Metropolis-Hastings Sampling for 3D Gaussian Reconstruction
Hyunjin Kim, Haebeom Jung, Jaesik Park
TL;DR
This work addresses the memory and efficiency challenges of 3D Gaussian Splatting (3DGS) by reframing densification and pruning as an adaptive Metropolis-Hastings (MH) sampling problem guided by aggregated multi-view photometric errors. It derives a Bayesian posterior over Gaussian configurations, introduces per-Gaussian importance scores from opacity and view-consistent errors, and uses coarse–fine proposals to insert and relocate Gaussians with principled acceptance tests.

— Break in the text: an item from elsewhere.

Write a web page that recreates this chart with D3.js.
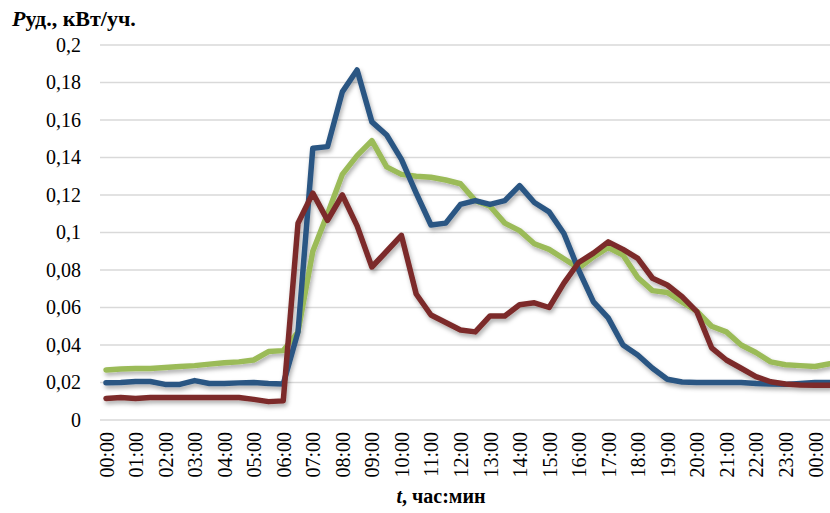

The approach achieves faster convergence and, on Mip-NeRF360, Tanks & Temples, and Deep Blending, matches or surpasses state-of-the-art view synthesis quality while using fewer Gaussians and less memory. This principled probabilistic framework reduces heuristic dependence in 3DGS and offers a scalable, generalizable path toward adaptive 3D scene reconstructions with real-time potential.
Abstract
We propose an adaptive sampling framework for 3D Gaussian Splatting (3DGS) that leverages comprehensive multi-view photometric error signals within a unified Metropolis-Hastings approach. Vanilla 3DGS heavily relies on heuristic-based density-control mechanisms (e.g., cloning, splitting, and pruning), which can lead to redundant computations or premature removal of beneficial Gaussians. Our framework overcomes these limitations by reformulating densification and pruning as a probabilistic sampling process, dynamically inserting and relocating Gaussians based on aggregated multi-view errors and opacity scores. Guided by Bayesian acceptance tests derived from these error-based importance scores, our method substantially reduces reliance on heuristics, offers greater flexibility, and adaptively infers Gaussian distributions without requiring predefined scene complexity. Experiments on benchmark datasets, including Mip-NeRF360, Tanks and Temples and Deep Blending, show that our approach reduces the number of Gaussians needed, achieving faster convergence while matching or modestly surpassing the view-synthesis quality of state-of-the-art models.